We cut from the flash forward scene back to August 2022, where I'm having a moment on a shoot abroad. It suddenly dawned on me, as much as I moan about how fucking annoying the job can be, it is a brilliantly silly way to live a life and a stupid thing to call a job.
I was with a lovely bunch of nice, talented people, experiencing things most people could never get on a holiday. And yet I was getting paid for it. I would probably pay to do that in retirement if I could. 

As an added bonus, I was not getting shot at. I was doing the shooting. 
Shooting pretty film in a pretty place which my dad thought was pretty cool. I sent him a photo while we were filming of me on a Norwegian glacier.

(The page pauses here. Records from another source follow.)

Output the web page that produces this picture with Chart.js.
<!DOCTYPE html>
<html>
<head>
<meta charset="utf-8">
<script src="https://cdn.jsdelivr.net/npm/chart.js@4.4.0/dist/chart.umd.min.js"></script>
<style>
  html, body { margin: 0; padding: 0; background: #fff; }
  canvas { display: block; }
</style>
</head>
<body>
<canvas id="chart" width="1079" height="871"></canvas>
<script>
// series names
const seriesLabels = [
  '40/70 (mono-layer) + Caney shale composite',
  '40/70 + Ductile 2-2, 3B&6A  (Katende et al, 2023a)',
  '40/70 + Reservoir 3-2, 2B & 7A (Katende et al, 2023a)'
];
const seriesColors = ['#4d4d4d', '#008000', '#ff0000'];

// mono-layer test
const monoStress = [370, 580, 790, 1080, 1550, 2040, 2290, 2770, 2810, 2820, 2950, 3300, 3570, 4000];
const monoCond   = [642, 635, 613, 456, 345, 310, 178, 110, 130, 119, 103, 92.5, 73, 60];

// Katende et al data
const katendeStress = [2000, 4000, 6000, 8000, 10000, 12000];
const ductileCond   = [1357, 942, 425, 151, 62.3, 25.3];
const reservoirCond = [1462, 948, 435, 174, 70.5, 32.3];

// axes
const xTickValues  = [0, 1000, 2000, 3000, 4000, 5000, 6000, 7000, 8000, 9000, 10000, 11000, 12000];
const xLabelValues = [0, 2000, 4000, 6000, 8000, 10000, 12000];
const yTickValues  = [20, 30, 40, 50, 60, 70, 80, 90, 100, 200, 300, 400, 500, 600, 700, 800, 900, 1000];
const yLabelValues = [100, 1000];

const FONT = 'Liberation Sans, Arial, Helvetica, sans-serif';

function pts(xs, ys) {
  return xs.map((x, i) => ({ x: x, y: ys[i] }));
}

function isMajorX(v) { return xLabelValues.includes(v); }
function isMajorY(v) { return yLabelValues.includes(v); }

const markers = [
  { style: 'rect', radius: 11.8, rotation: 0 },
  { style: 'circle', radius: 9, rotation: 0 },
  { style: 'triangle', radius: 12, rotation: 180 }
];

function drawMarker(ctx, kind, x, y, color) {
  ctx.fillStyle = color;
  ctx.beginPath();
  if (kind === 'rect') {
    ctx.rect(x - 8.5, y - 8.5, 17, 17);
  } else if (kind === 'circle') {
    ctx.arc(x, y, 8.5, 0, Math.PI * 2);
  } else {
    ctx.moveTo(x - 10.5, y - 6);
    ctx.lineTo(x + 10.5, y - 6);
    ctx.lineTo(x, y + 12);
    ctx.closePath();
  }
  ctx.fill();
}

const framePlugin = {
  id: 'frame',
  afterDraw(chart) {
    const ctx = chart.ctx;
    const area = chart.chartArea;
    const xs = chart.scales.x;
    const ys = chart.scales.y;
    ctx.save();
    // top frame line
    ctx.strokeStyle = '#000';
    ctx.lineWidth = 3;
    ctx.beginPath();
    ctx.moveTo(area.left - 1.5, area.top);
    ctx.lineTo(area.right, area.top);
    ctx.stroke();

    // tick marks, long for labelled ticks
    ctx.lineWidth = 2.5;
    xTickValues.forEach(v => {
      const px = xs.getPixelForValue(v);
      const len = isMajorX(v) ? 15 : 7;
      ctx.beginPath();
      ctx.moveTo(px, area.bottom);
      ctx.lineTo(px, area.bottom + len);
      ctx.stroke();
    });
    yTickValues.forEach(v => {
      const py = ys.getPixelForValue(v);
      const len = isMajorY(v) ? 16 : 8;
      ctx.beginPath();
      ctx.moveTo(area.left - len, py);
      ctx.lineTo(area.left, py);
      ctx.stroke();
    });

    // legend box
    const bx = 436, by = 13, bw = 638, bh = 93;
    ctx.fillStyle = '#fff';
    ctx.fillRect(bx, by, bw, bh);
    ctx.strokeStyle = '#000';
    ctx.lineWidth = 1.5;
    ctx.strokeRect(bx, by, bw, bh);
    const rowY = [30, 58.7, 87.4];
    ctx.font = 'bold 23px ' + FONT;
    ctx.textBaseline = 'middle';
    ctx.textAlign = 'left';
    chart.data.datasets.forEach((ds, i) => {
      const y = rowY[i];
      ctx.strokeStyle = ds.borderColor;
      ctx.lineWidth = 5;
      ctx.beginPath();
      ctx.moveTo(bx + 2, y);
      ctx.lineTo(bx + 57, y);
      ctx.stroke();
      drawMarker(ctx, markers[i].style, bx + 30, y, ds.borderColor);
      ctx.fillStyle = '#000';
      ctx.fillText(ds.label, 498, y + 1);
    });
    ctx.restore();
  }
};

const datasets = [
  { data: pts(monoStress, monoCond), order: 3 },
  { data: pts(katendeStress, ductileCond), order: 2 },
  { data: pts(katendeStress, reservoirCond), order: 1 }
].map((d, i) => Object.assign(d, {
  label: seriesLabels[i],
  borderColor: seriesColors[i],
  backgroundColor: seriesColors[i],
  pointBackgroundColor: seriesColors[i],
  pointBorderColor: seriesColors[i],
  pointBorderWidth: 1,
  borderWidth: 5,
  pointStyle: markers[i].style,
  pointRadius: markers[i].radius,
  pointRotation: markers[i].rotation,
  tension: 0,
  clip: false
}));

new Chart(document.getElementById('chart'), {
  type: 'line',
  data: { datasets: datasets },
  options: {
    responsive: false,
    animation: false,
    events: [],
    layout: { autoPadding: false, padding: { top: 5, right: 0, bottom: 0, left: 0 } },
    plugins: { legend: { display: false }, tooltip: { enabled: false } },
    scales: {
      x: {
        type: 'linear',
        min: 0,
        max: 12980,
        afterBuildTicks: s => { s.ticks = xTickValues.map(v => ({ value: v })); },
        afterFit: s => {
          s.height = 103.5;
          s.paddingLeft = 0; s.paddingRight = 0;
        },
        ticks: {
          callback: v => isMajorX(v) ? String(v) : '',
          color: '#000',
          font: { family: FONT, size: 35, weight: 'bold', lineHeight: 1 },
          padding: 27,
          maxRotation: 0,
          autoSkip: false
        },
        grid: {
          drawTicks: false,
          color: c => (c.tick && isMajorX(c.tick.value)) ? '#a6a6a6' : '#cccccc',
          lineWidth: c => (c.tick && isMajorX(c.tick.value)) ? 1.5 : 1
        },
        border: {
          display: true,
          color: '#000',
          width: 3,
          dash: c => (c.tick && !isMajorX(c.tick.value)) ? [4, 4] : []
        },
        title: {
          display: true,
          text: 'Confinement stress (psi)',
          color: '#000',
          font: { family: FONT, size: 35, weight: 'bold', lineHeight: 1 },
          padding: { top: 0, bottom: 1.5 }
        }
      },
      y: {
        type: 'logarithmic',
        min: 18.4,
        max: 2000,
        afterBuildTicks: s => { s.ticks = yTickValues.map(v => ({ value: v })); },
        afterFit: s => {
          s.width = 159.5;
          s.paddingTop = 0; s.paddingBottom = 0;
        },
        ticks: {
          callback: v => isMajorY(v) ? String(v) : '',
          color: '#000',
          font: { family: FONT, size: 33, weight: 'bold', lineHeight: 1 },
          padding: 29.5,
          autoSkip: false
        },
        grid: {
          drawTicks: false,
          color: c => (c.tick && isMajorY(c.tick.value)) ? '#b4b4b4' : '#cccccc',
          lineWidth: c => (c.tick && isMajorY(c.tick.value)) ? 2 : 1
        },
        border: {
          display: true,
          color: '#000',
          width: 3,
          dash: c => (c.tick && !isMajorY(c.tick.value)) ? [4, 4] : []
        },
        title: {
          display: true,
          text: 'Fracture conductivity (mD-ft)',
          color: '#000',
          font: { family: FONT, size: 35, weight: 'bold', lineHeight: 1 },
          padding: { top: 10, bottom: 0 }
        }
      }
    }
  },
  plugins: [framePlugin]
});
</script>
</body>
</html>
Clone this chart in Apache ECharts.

He replied on WhatsApp with “The last time I was in Norway I was sat in the turret of a Scimitar armoured recon vehicle” accompanied by a thumbs up emoji. 


I’ve found that most people think what we do is rather exciting. 
My dad certainly does.
Don’t get me wrong, he doesn’t condone all of my campaigns. But then again, I’m not a fan of all his.
Don’t throw grenades if you live in glasshouses, as they say.

My problem is not that I have DADDY Issues. I have D&AD issues. I crave the love and affection of an awards jury. So 12 old white men, not just one. It’s a never-ending battle. WHY DON’T YOU LOVE ME, D&AD?